१० बैशाख २०८३, बिहीबार

Xi Jinping: Reading as a Way of Life, The Practice of Making the Dense Concise and the Concise Profound

Beijing — Chinese President Xi Jinping has turned reading from a mere pastime into a defining way of life. From an early age, books have been his constant companions.

Xi once remarked, “I have many hobbies, but reading is what I enjoy the most.” Born into a revolutionary family, his father, Xi Zhongxun, was also deeply fond of books and often took Xi and his siblings to bookstores to purchase them.

In 1965, Xi’s Chinese teacher, Chen Qiuying, noted that the young student was an avid reader of literature and history, with a particular admiration for the poetry of Tang Dynasty poet Du Fu.

In 1969, before turning sixteen, Xi was sent as an “educated youth” to Liangjiahe Village in Shaanxi Province. Carrying two suitcases filled with books, he spent seven years there. Despite the harsh conditions, his passion for reading never waned. He studied dictionaries in his spare time after farm work, read while herding goats, and immersed himself in books at night under the dim light of an oil lamp.

Xi recalled walking 15 kilometers just to read Faust by Johann Wolfgang von Goethe. He was also profoundly influenced by What Is to Be Done? by Russian author Nikolai Chernyshevsky.

During that period, Xi read virtually every literary classic he could find. As he later reflected, “What comes to me with ease today is rooted in what I read back then.”

His extensive reading cultivated a distinctive intellectual practice: making dense books concise and concise books profound.
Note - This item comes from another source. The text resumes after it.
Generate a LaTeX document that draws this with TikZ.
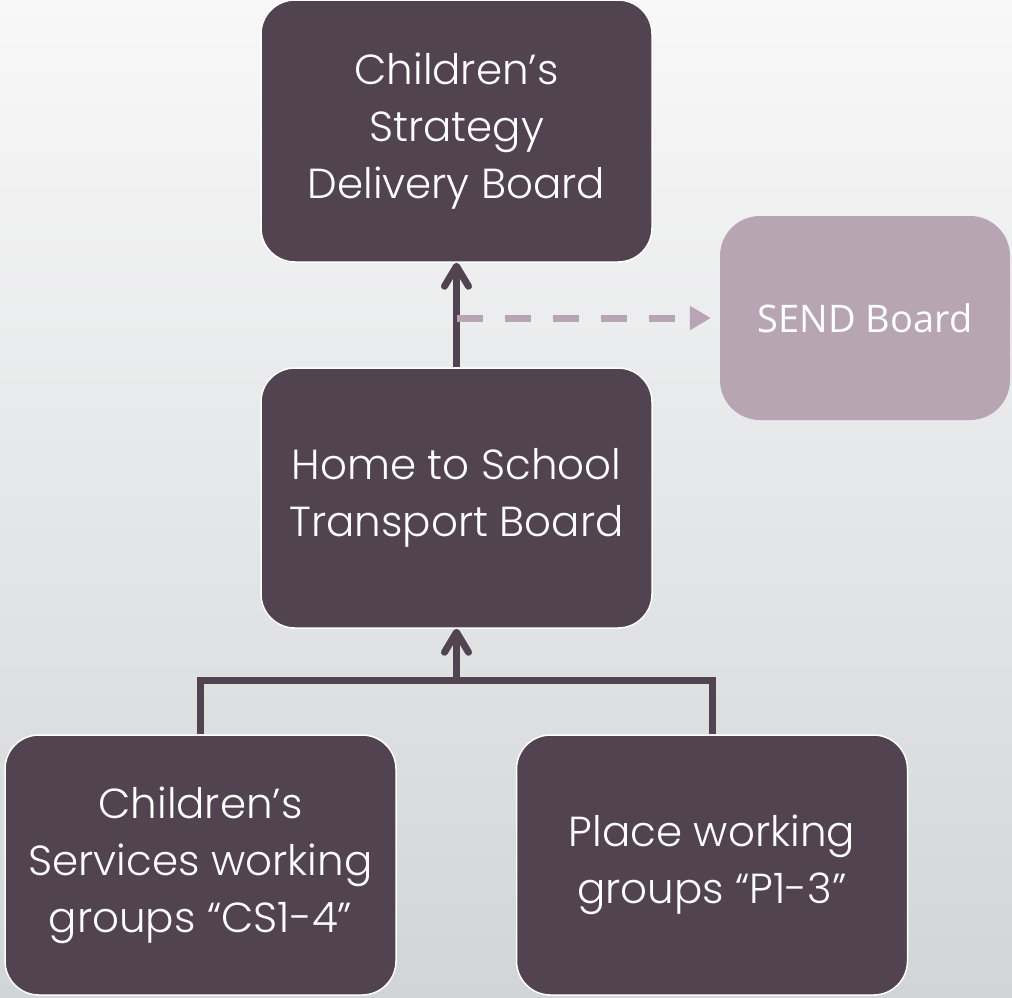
\documentclass[tikz,border=0pt]{standalone}
\usepackage{fontspec}
\setmainfont{Poppins}[UprightFont=* Light]
\newfontfamily\sendfont{Open Sans}
\usepackage{xcolor}
\usepackage{tikz}
\usetikzlibrary{arrows.meta}
\definecolor{boxdark}{RGB}{81,67,80}
\definecolor{boxlight}{RGB}{183,165,180}
\definecolor{bgtop}{RGB}{248,248,248}
\definecolor{bgmid}{RGB}{235,237,236}
\definecolor{bgbot}{RGB}{210,213,215}

\begin{document}
\begin{tikzpicture}[x=1pt,y=-1pt,
  panel/.style={rectangle, rounded corners=34pt, fill=boxdark, draw=white, line width=1.5pt,
    minimum width=391pt, minimum height=260pt, align=center, text=white,
    font=\fontsize{42}{57}\selectfont},
  sendpanel/.style={rectangle, rounded corners=40pt, fill=boxlight, draw=none,
    minimum width=290pt, minimum height=204pt, align=center, text=white,
    font=\sendfont\fontsize{38}{55}\selectfont},
  link/.style={draw=boxdark, line width=7pt},
  uparrow/.style={link, -{Straight Barb[length=20pt,width=24pt,line cap=round,line join=round]}},
  dasharrow/.style={draw=boxlight, line width=7pt, dash pattern=on 26pt off 22pt,
    -{Triangle[length=21pt,width=23pt]}, shorten >=9pt}]
\shade[top color=bgtop, middle color=bgmid, bottom color=bgbot] (0,0) rectangle (1012,997);
\useasboundingbox (0,0) rectangle (1012,997);
\node at (456.5,131) [panel, minimum height=262pt] (strategy) {Children’s\\Strategy\\Delivery Board};
\node at (456.5,498) [panel] (transport) {Home to School\\Transport Board};
\node at (865,318) [sendpanel] (send) {SEND Board};
\node at (200.5,865) [panel] (services) {Children’s\\Services working\\groups “CS1-4”};
\node at (712,865) [panel] (place) {Place working\\groups “P1-3”};
\coordinate (join) at (456.5,680);
\draw[uparrow] (transport.north) -- (strategy.south);
\draw[dasharrow] (strategy.south |- send.west) -- (send.west);
\draw[link] (services.north) |- (join) -| (place.north);
\draw[uparrow] (join) -- (transport.south);
\end{tikzpicture}
\end{document}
By 1975, when he enrolled at Tsinghua University, he had already read Das Capital by Karl Marx in its entirety three times and filled eighteen notebooks with annotations.

As China’s president, Xi frequently uses books as bridges of diplomacy. By quoting lines from Chinese classics, he introduces to the world the Chinese concepts of harmony, inclusiveness, cooperation, and mutual respect.

In 2023, while proposing the Global Civilization Initiative, Xi stated, “A single flower does not make spring, but a hundred flowers in full bloom bring spring to a garden.”

On the international stage, Xi also cites foreign literature. During his first state visit to Moscow in 2013, he quoted a line from Chernyshevsky to articulate his vision of building a community with a shared future for humanity.

Xi explains, “Why do I share these stories with foreign audiences? Because literature and art constitute a universal language, they are the most accessible means of fostering understanding and connection.”

According to Xi, exchanges and mutual learning among civilizations can serve as bridges of friendship among peoples, drivers of human progress, and a solid foundation for world peace.